Better validation asks:
- do the segments differ in downstream behavior?
- do they remain interpretable over time?
- can an operator or stakeholder describe what makes each group distinct?
- do they support a real workflow, policy, or experiment?
This is where many clustering projects fail. They optimize the picture and neglect the decision.
A Practical Segmentation Workflow
- define the business action or hypothesis
- build a leakage-safe feature representation
- choose a distance that matches domain meaning
- test multiple clustering families, not just one favorite
- compare internal metrics, stability, and actionability
- assign plain-language descriptions to the final groups
- monitor migration and drift after deployment
If you cannot describe what makes one cluster meaningfully different from another, the segmentation is probably not ready.
Common Failure Modes
Clustering raw mixed-scale features
The algorithm is then mostly reflecting measurement scale, not meaningful similarity.
Treating a 2D plot as ground truth
Visualization is helpful for inspection. It is not proof that operationally real groups exist.

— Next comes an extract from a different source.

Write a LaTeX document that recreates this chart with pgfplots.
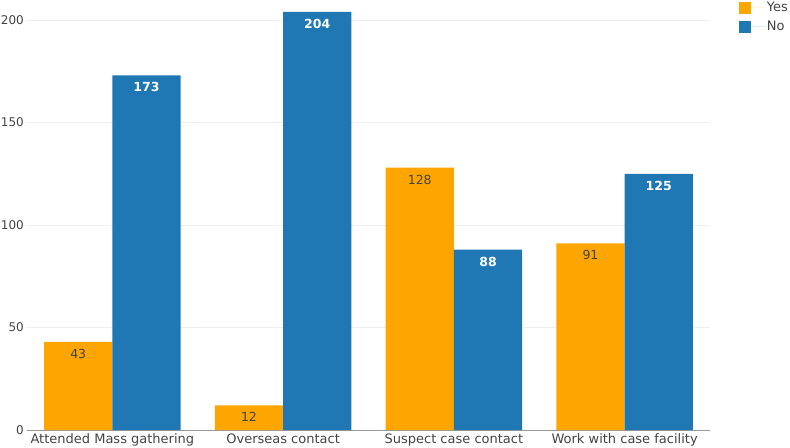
\documentclass[border=0pt]{standalone}
\usepackage{pgfplots}
\pgfplotsset{compat=1.18}
\usepackage{fontspec}
\setmainfont{DejaVu Sans}
\definecolor{cyes}{HTML}{FFA500}
\definecolor{cno}{HTML}{1F77B4}
\definecolor{txt}{HTML}{444444}
\definecolor{gridc}{HTML}{EEEEEE}
\definecolor{zl}{HTML}{999999}
\begin{document}
\fontsize{12}{14}\selectfont
\begin{tikzpicture}
\begin{axis}[
 scale only axis, width=683pt, height=430pt,
 xmin=-0.5, xmax=3.5, ymin=0, ymax=209.76,
 axis line style={draw=none},
 ybar, bar width=0.4,
 xtick={0,1,2,3},
 xticklabels={Attended Mass gathering, Overseas contact, Suspect case contact, Work with case facility},
 ytick={50,100,150,200},
 extra y ticks={0},
 extra y tick style={grid style={draw=zl, line width=1pt}},
 ymajorgrids, grid style={draw=gridc, line width=0.8pt},
 major tick length=0,
 tick label style={font=\fontsize{12}{14}\selectfont, text=txt},
 xticklabel style={inner sep=1pt, yshift=-2.5pt, font=\fontsize{13}{15}\selectfont},
 yticklabel style={inner sep=1pt, xshift=-2pt},
 /pgf/number format/assume math mode=true,
 legend style={at={(1.042,0.998)}, anchor=north west, draw=none, fill=none,
   font=\fontsize{13}{15}\selectfont, text=txt, inner sep=0pt, row sep=6pt,
   nodes={inner sep=1pt}},
 legend cell align=left,
 legend image code/.code={\fill[#1] (0pt,-6pt) rectangle (12pt,6pt); \path (0pt,0pt) -- (27pt,0pt);},
]
\addplot[fill=cyes, draw=none, bar shift=-0.2, nodes near coords,
  nodes near coords style={anchor=north, text=txt, yshift=-3pt, font=\fontsize{12.5}{14}\selectfont}]
  coordinates {(0,43) (1,12) (2,128) (3,91)};
\addlegendentry{Yes}
\addplot[fill=cno, draw=none, bar shift=0.2, nodes near coords,
  nodes near coords style={anchor=north, text=white, yshift=-3pt, font=\fontsize{12.5}{14}\selectfont\bfseries}]
  coordinates {(0,173) (1,204) (2,88) (3,125)};
\addlegendentry{No}
\coordinate (bl) at (rel axis cs:0,0);
\coordinate (tr) at (rel axis cs:1,1);
\end{axis}
\pgfresetboundingbox
\path[use as bounding box] ([xshift=-27pt,yshift=-17pt]bl) rectangle ([xshift=80pt]tr);
\end{tikzpicture}
\end{document}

Choosing k because a dashboard wanted a neat number
This creates presentation-friendly segments that may not reflect the data or the use case.
No temporal validation
A segment that only exists in one snapshot is often not strong enough for durable business action.
What to Check Before Shipping a Segmentation
- verify the feature set does not leak downstream outcomes
- test stability across seeds and nearby hyperparameters
- inspect cluster size distribution for pathological imbalance
- compare segment behavior on real business or product outcomes
- write plain-language descriptions for each cluster and see if they remain consistent over time
Key Takeaways
- Clustering is not about discovering universal truth. It is about finding useful structure under a chosen representation.
- Feature design and distance choice usually matter more than the algorithm name.
- K-means, DBSCAN, and hierarchical clustering each solve different geometric problems.
- A clustering result is only good if it is stable enough to trust and useful enough to act on.